DALLAS -- When Glen Gulutzan officially was introduced as the 21st coach in Dallas Stars history Monday, two of his new players were in attendance. Joining talented young winger Toby Petersen in the back of the room was a man who has been a face of the franchise since Mike Modano left the club in 2010 -- captain Brenden Morrow.
Gulutzan will be the fourth different coach the Dallas captain has played for since making his NHL debut for the Stars during the 1999-2000 season.
One thing the veteran center has done is talked to several of his younger teammates who have played for Gulutzan so he can gain an accurate picture about what to expect. One of those he talked to was current teammate Jamie Benn, who played for Gulutzan during the 2009-10 season with the AHL's Texas Stars.
Morrow also talked to former Dallas defenseman Andrew Hutchinson, who played five games for the Penguins this past season. Both he and Benn offered similar rave reviews about Gulutzan.
"Just hearing them talk about him and them playing for him, the respect they had for him (was unanimous). It was all the same. There wasn't a bad word about him," Morrow said. "I'm sure some of those guys weren't in the lineup full-time. Those are guys that you want to talk to see how he handles those situations. To have those guys still respect him and hold him in that high praise, it speaks volumes about him."
During his more than a decade in the League, Morrow has played for coaches with all different styles. From what he has learned about his newest boss, he expects him to find a happy medium between being a yeller and screamer and being a player's coach.
"I've played under (Ken) Hitchcock when we were an all-veteran team … he was tough. He yelled and screamed and it worked," said Morrow. "Then, I played for another coach who yelled and screamed. We were a young team and some guys, it elevates their game; some guys, it kind of puts them into a bit of a shell. I'm thinking that from the things that I've heard about Gully, he does a pretty good job of recognizing the personalities he has -- the character of the guys he has -- and he can kind of cater to them individually to get them to perform better. He knows the guys he can push and the guys you need to kind of coddle along."

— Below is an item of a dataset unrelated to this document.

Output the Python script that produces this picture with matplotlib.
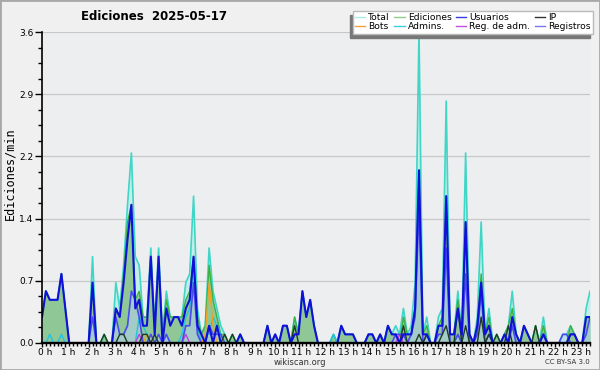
import numpy as np
import matplotlib.pyplot as plt
import matplotlib.transforms as mtransforms
from matplotlib.lines import Line2D
from matplotlib.patches import Rectangle

# 10-minute bins, values in edits per minute
n_bins = 142
hours = np.arange(n_bins) / 6

total = [
    .3, .6, .5, .5, .5, .8, .4, 0, 0, 0, 0, 0,
    0, 1.0, 0, 0, .1, 0, 0, .7, .4, .9, 1.6, 2.2,
    1.0, .9, .3, .3, 1.1, .2, 1.1, .1, .6, .3, .3, .3,
    .3, .7, .8, 1.7, .4, .1, .2, 1.1, .6, .4, .2, .1,
    0, .1, 0, .1, 0, 0, 0, 0, 0, 0, .2, 0,
    .1, 0, .2, .2, 0, .3, .1, .6, .3, .5, .2, 0,
    0, 0, 0, .1, 0, .2, .1, .1, .1, 0, 0, 0,
    .1, .1, 0, .1, 0, .2, .1, .2, .1, .4, .1, .2,
    .7, 3.6, .1, .3, 0, 0, .3, .4, 2.8, .1, .1, .6,
    .1, 2.2, .1, 0, .3, 1.4, .1, .4, 0, .1, 0, .1,
    .2, .6, .1, 0, .2, .1, 0, .2, 0, .3, 0, 0,
    0, 0, .1, .1, .2, .1, 0, 0, .4, .6,
]
edits = [
    .3, .6, .5, .5, .5, .8, .4, 0, 0, 0, 0, 0,
    0, .7, 0, 0, .1, 0, 0, .4, .3, .8, 1.4, 1.6,
    .5, .6, .3, .3, 1.0, .2, 1.0, .1, .5, .3, .3, .3,
    .3, .5, .6, 1.0, .3, .1, .2, .9, .5, .3, .1, .1,
    0, .1, 0, .1, 0, 0, 0, 0, 0, 0, .2, 0,
    .1, 0, .2, .2, 0, .3, .1, .6, .3, .5, .2, 0,
    0, 0, 0, .1, 0, .2, .1, .1, .1, 0, 0, 0,
    .1, .1, 0, .1, 0, .2, .1, .1, 0, .3, .1, .1,
    .4, 2.0, .1, .2, 0, 0, .2, .3, 1.7, .1, .1, .5,
    .1, 1.4, .1, 0, .2, .8, .1, .3, 0, .1, 0, .1,
    .2, .4, .1, 0, .2, .1, 0, .2, 0, .2, 0, 0,
    0, 0, 0, 0, .2, .1, 0, 0, .3, .3,
]
users = [
    .3, .6, .5, .5, .5, .8, .4, 0, 0, 0, 0, 0,
    0, .7, 0, 0, 0, 0, 0, .4, .3, .7, 1.2, 1.6,
    .4, .5, .2, .2, 1.0, .1, 1.0, 0, .4, .2, .3, .3,
    .2, .4, .5, 1.0, .2, .1, 0, .2, 0, .2, 0, 0,
    0, 0, 0, .1, 0, 0, 0, 0, 0, 0, .2, 0,
    .1, 0, .2, .2, 0, .1, .1, .6, .3, .5, .2, 0,
    0, 0, 0, 0, 0, .2, .1, .1, .1, 0, 0, 0,
    .1, .1, 0, .1, 0, .2, .1, .1, 0, .1, .1, .1,
    .4, 2.0, .1, .1, 0, 0, .2, .2, 1.7, .1, .1, .4,
    .1, 1.4, .1, 0, .2, .7, .1, .2, 0, 0, 0, .1,
    0, .3, .1, 0, .2, .1, 0, 0, 0, .1, 0, 0,
    0, 0, 0, 0, .1, .1, 0, 0, .3, .3,
]

# sparse series: bin index -> value
ip_bins = [16, 20, 21, 26, 27, 29, 47, 49, 65, 93, 97, 99, 103, 104, 107, 109, 113, 115, 117, 120, 127, 136, 137]
ip_vals = [.1, .1, .1, .1, .1, .1, .1, .1, .2, .2, .1, .1, .1, .2, .4, .2, .3, .1, .1, .2, .2, .1, .1]
bots_bins = [27, 42, 43, 44]
bots_vals = [.1, .1, .7, .2]
admins_bins = [2, 5, 25, 26, 27, 36, 37, 38, 39, 40, 42, 43, 44, 45, 46, 75, 107]
admins_vals = [.1, .1, .3, .2, .1, .1, .3, .4, .9, .2, .1, .1, .3, .2, .1, .1, .1]
admlogs_bins = [25, 37, 92]
admlogs_vals = [.1, .1, .1]
logs_bins = [13, 19, 20, 21, 22, 23, 24, 25, 28, 30, 32, 37, 38, 39, 40, 43, 44, 45, 46,
             91, 92, 93, 95, 96, 97, 99, 102, 103, 104, 107, 109, 112, 113, 115, 121, 129,
             134, 135, 140, 141]
logs_vals = [.3, .3, .1, .1, .2, .6, .5, .3, .1, .1, .1, .2, .2, .7, .1, .2, .1, .1, .1,
             .1, .1, .1, .1, .3, 1.6, .1, .1, .1, 1.1, .1, .8, .1, .6, .1, .2, .1,
             .1, .1, .1, .3]

labels = ['Total', 'Bots', 'Ediciones', 'Admins.', 'Usuarios', 'Reg. de adm.', 'IP', 'Registros']
legend_colors = ['#aee8e6', '#f2a03a', '#8ed08e', '#3ccfe0', '#3a3ae0', '#c24ee0', '#333333', '#7a7af0']


def expand(bins, vals):
    s = np.zeros(n_bins)
    s[bins] = vals
    return s


ip = expand(ip_bins, ip_vals)
bots = expand(bots_bins, bots_vals)
admins = expand(admins_bins, admins_vals)
admlogs = expand(admlogs_bins, admlogs_vals)
logs = expand(logs_bins, logs_vals)

fig = plt.figure(figsize=(6, 3.7), dpi=100, facecolor='#f0f0f0')
ax = fig.add_axes([42 / 600, 1 - 343 / 370, 548 / 600, 311 / 370])
ax.set_facecolor('#eceef0')

ax.fill_between(hours, total, color='#c4eeea', lw=0)
ax.fill_between(hours, edits, color='#8fc796', lw=0)
ax.fill_between(hours, logs, color='#b4d0f0', alpha=0.55, lw=0)

ax.plot(hours, total, color='#3fd6c6', lw=1.2)
ax.plot(hours, edits, color='#3cb043', lw=1.0)
ax.plot(hours, admins, color='#22c4e4', lw=1.0)
ax.plot(hours, bots, color='#f5a020', lw=1.0)
ax.plot(hours, admlogs, color='#c040e0', lw=1.0)
ax.plot(hours, logs, color='#4a4af2', lw=1.2)
ax.plot(hours, ip, color='#1e3a24', lw=1.0)
ax.plot(hours, users, color='#1010d8', lw=1.5)

ax.set_xlim(0, (n_bins - 1) / 6)
ax.set_ylim(0, 3.6)

yt = np.arange(6) * 0.72
ax.set_yticks(yt)
ax.set_yticklabels([f'{v:.1f}' for v in yt])
ax.set_yticks(np.arange(21) * 0.18, minor=True)
ax.set_xticks(np.arange(24))
ax.set_xticklabels([f'{h} h' for h in range(24)])
ax.set_xticks(np.arange(0, 23.6, 1 / 6), minor=True)

ax.yaxis.grid(True, color='#c8c8c8', lw=0.9)
ax.set_axisbelow(True)
ax.tick_params(axis='y', which='major', labelsize=6.5, length=5, width=1, color='black', pad=1)
ax.tick_params(axis='y', which='minor', length=3, width=1, color='black')
ax.tick_params(axis='x', which='major', labelsize=6.5, length=3, width=1, color='black', pad=0.5)
ax.tick_params(axis='x', which='minor', length=2.5, width=1, color='black')
for lab in ax.get_xticklabels():
    lab.set_transform(lab.get_transform() + mtransforms.ScaledTranslation(3 / 100, 0, fig.dpi_scale_trans))

for side in ['top', 'right']:
    ax.spines[side].set_visible(False)
ax.spines['left'].set_linewidth(1.2)
ax.spines['bottom'].set_linewidth(1.7)

fig.text(0.017, 0.53, 'Ediciones/min', rotation=90, family='DejaVu Sans Mono', size=8.5, va='center', ha='center')
fig.text(154 / 600, 1 - 17 / 370, 'Ediciones  2025-05-17', weight='bold', size=8.5, ha='center', va='center')
fig.text(300 / 600, 1 - 362.5 / 370, 'wikiscan.org', size=6, ha='center', va='center', color='#333333')
fig.text(590 / 600, 1 - 362.5 / 370, 'CC BY-SA 3.0', size=5, ha='right', va='center', color='#333333')

handles = [Line2D([], [], color=c, lw=1) for c in legend_colors]
leg = fig.legend(handles, labels, ncol=4, loc='upper right', bbox_to_anchor=(593 / 600, 1 - 11 / 370),
                 fontsize=6.6, frameon=True, fancybox=False, edgecolor='#bbbbbb', facecolor='white',
                 framealpha=1, handlelength=1.1, handletextpad=0.35, columnspacing=0.5,
                 labelspacing=0.0, borderpad=0.25, borderaxespad=0)

# shadow below-left of the legend box
fig.canvas.draw()
bb = leg.get_window_extent()
fig.patches.append(Rectangle(((bb.x0 - 3) / 600, (bb.y0 - 4) / 370), bb.width / 600, bb.height / 370,
                             transform=fig.transFigure, color='#777777', zorder=4))

fig.patches.append(Rectangle((0, 0), 1, 1, transform=fig.transFigure, fill=False, ec='#a8a8a8', lw=2))

fig.savefig('out.png', dpi=100, facecolor=fig.get_facecolor())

And while some around the League might question Stars GM Joe Nieuwendyk's decision to go with a coach without any NHL coaching experience, the recent success of fellow AHL expatriates like Dan Bylsma -- who won a Stanley Cup in Pittsburgh in 2009 -- gives him instant credibility in the Dallas room.
"You see guys around the League that have had success doing it. It's a lot easier sell," Morrow said. "Sometimes the guys that get recycled around the League, they're not having the success. Time will tell for how it works out, but right now, we're excited to have him here. He's had success at every other level, so why not here?"
Toward the end of Monday's press conference, Gulutzan mentioned that one thing he especially liked about the roster he's inheriting was the strong character he has seen in the Stars over the last few years -- something he attributes to a strong core of leadership, which obviously Morrow has a big role in.
"I slipped him a 20 earlier before (he said that)," Morrow joked. "Yeah, those are nice things to hear. Our relationship is something we need to work on, the coach/captain relationship. He's a Saskatchewan guy. We've probably got a lot of things in common that we haven't really talked about other than the 5-10 minutes we spoke since he's been part of the organization at training camp. Those are things I look forward to."
Morrow even admitted that he will make more of a conscious effort to develop a stronger relationship with his coach than he has in the past -- especially compared to how things started between him and former coach Marc Crawford, who was hired two summers ago before being fired in mid-April.
While there is no questioning the hockey credentials or background of Nieuwendyk's second coaching hire as the club's GM, Morrow does want to see one thing but realizes that won’t come until the season starts.
"I don't really need to see or hear anything. I know he's won at every level he's been at. That's all I really care about," Morrow said. "I am interested to see him behind the bench in the game. It's one thing to talk to a guy in June or July. It's another thing when you're down a goal or two five minutes left in the game and how he's reacting behind the bench. But from everyone I've talked to -- and I've done some homework on it -- they've all said, 'This is the guy you want leading your team.' So I'm excited about that."